Nas negociações sobre o regulamento temporário, os representantes do Parlamento têm insistido que os dados ​​devem ser analisados ​​por pessoas antes de serem enviados para as autoridades. O conselho, por sua vez, tem sustentado que é impraticável submeter todas as imagens ao olhar humano.

Os negociadores do conselho batem-se pelo uso exclusivo de meios técnicos ​​para sinalizar conteúdo potencialmente suspeito, que deve ser encaminhado para as autoridades, onde os utilizadores terão as garantias do sigilo profissional, do segredo de justiça, da presunção de inocência. A tecnologia consegue identificar quem transmitiu o conteúdo, se o utilizador já antes foi sinalizado, se o conteúdo tem alta taxa de circulação num grupo específico.

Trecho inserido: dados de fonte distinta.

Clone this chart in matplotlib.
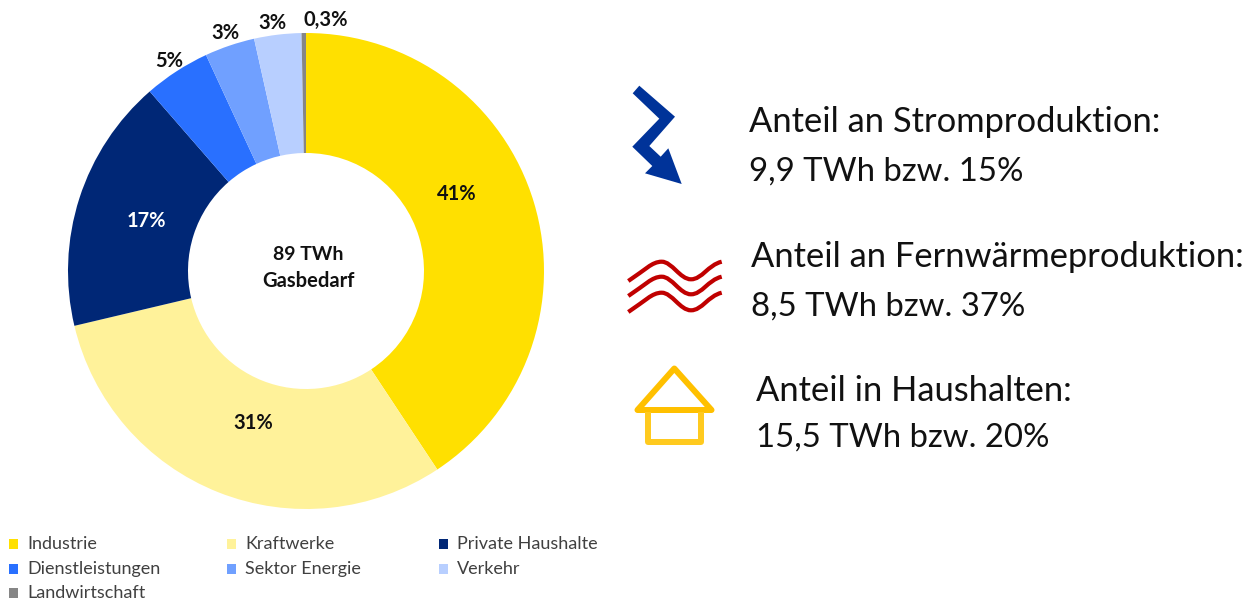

Embora saibam que os “indicadores-chave” do algoritmo não oferecerem uma garantia de 100%, entendem que os fornecedores de software têm interesse em garantir que as taxas de erro sejam as mais baixas possíveis.

Outro ponto de discórdia é o prazo. O Parlamento quer que o material seja destruído no prazo de três meses. E o conselho defende que as imagens, sendo provas, devem ser preservadas até o processo ficar concluído.

“Não é fácil”, comenta Tito Morais. “Tivemos uma situação de vigilância em massa por parte do governo dos Estado Unidos, que deu origem a situações como a do Edward Snowden. Não podemos passar para uma outra em que isso seja feito por empresas de cariz tecnológico.” Parece-lhe, mesmo assim, que algo falhou no processo. “Se o tema tivesse sido tratado atempadamente, havia equilíbrio antes da entrada em vigor do código.”

A Polícia Judiciária deu conta de um aumento de sinalizações durante a crise pandémica. Carlos Cabreiro, director da Unidade Nacional de Combate ao Cibercrime e à Criminalidade Tecnológica, desdramatiza o efeito deste hiato. Algumas empresas continuaram a usar aquelas ferramentas e essa não é a única forma que as autoridades têm de chegar àquele tipo de material, mas está expectante. “Estamos a falar da adaptabilidade da legislação às necessidades da investigação, resume. “É relevante em termos preventivos e em termos de combate.”